— Start of Stored data —

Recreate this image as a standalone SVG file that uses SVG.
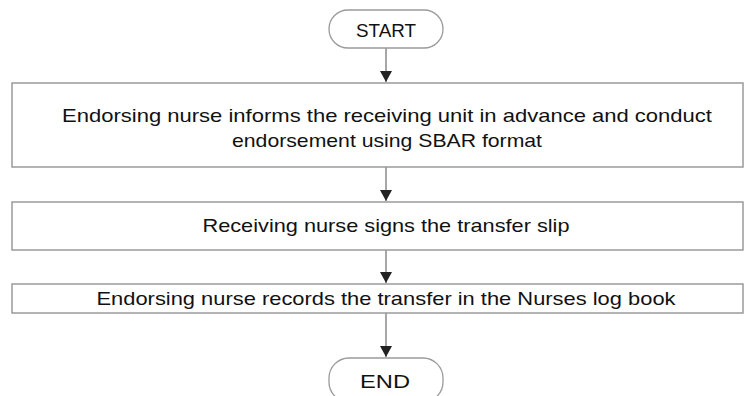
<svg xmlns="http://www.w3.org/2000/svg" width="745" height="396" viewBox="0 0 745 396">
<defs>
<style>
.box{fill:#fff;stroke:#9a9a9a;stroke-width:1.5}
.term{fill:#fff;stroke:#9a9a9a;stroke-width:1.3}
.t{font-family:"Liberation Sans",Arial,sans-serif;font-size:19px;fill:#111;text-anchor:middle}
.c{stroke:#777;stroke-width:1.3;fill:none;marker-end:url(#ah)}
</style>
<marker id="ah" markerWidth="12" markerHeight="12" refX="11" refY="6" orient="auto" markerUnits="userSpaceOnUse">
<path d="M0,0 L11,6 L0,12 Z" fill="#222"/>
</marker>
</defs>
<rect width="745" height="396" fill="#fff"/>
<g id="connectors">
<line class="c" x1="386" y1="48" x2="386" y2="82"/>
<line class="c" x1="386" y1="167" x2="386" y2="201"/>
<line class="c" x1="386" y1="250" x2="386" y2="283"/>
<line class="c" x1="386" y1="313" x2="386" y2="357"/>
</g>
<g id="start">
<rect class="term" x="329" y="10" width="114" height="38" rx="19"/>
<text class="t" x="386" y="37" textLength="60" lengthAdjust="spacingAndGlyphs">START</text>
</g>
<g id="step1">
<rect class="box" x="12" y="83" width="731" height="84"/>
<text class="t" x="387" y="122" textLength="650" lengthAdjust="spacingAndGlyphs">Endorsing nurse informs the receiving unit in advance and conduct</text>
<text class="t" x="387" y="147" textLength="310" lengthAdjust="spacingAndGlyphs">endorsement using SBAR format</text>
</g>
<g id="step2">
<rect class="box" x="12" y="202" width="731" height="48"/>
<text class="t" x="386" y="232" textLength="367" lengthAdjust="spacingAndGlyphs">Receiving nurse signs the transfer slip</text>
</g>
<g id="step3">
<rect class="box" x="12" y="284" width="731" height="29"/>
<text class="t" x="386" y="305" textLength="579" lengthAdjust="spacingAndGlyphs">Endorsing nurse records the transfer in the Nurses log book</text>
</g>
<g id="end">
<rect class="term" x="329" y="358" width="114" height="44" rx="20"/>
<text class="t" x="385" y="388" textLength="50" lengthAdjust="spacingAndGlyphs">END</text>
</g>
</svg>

— End of Stored data —

▶ Exercise description: Skip the pictures, then retype every line above exactly.

▶ Response to this exercise:
Recreate this image as a standalone SVG file that uses SVG.
<svg xmlns="http://www.w3.org/2000/svg" width="745" height="396" viewBox="0 0 745 396">
<defs>
<style>
.box{fill:#fff;stroke:#9a9a9a;stroke-width:1.5}
.term{fill:#fff;stroke:#9a9a9a;stroke-width:1.3}
.t{font-family:"Liberation Sans",Arial,sans-serif;font-size:19px;fill:#111;text-anchor:middle}
.c{stroke:#777;stroke-width:1.3;fill:none;marker-end:url(#ah)}
</style>
<marker id="ah" markerWidth="12" markerHeight="12" refX="11" refY="6" orient="auto" markerUnits="userSpaceOnUse">
<path d="M0,0 L11,6 L0,12 Z" fill="#222"/>
</marker>
</defs>
<rect width="745" height="396" fill="#fff"/>
<g id="connectors">
<line class="c" x1="386" y1="48" x2="386" y2="82"/>
<line class="c" x1="386" y1="167" x2="386" y2="201"/>
<line class="c" x1="386" y1="250" x2="386" y2="283"/>
<line class="c" x1="386" y1="313" x2="386" y2="357"/>
</g>
<g id="start">
<rect class="term" x="329" y="10" width="114" height="38" rx="19"/>
<text class="t" x="386" y="37" textLength="60" lengthAdjust="spacingAndGlyphs">START</text>
</g>
<g id="step1">
<rect class="box" x="12" y="83" width="731" height="84"/>
<text class="t" x="387" y="122" textLength="650" lengthAdjust="spacingAndGlyphs">Endorsing nurse informs the receiving unit in advance and conduct</text>
<text class="t" x="387" y="147" textLength="310" lengthAdjust="spacingAndGlyphs">endorsement using SBAR format</text>
</g>
<g id="step2">
<rect class="box" x="12" y="202" width="731" height="48"/>
<text class="t" x="386" y="232" textLength="367" lengthAdjust="spacingAndGlyphs">Receiving nurse signs the transfer slip</text>
</g>
<g id="step3">
<rect class="box" x="12" y="284" width="731" height="29"/>
<text class="t" x="386" y="305" textLength="579" lengthAdjust="spacingAndGlyphs">Endorsing nurse records the transfer in the Nurses log book</text>
</g>
<g id="end">
<rect class="term" x="329" y="358" width="114" height="44" rx="20"/>
<text class="t" x="385" y="388" textLength="50" lengthAdjust="spacingAndGlyphs">END</text>
</g>
</svg>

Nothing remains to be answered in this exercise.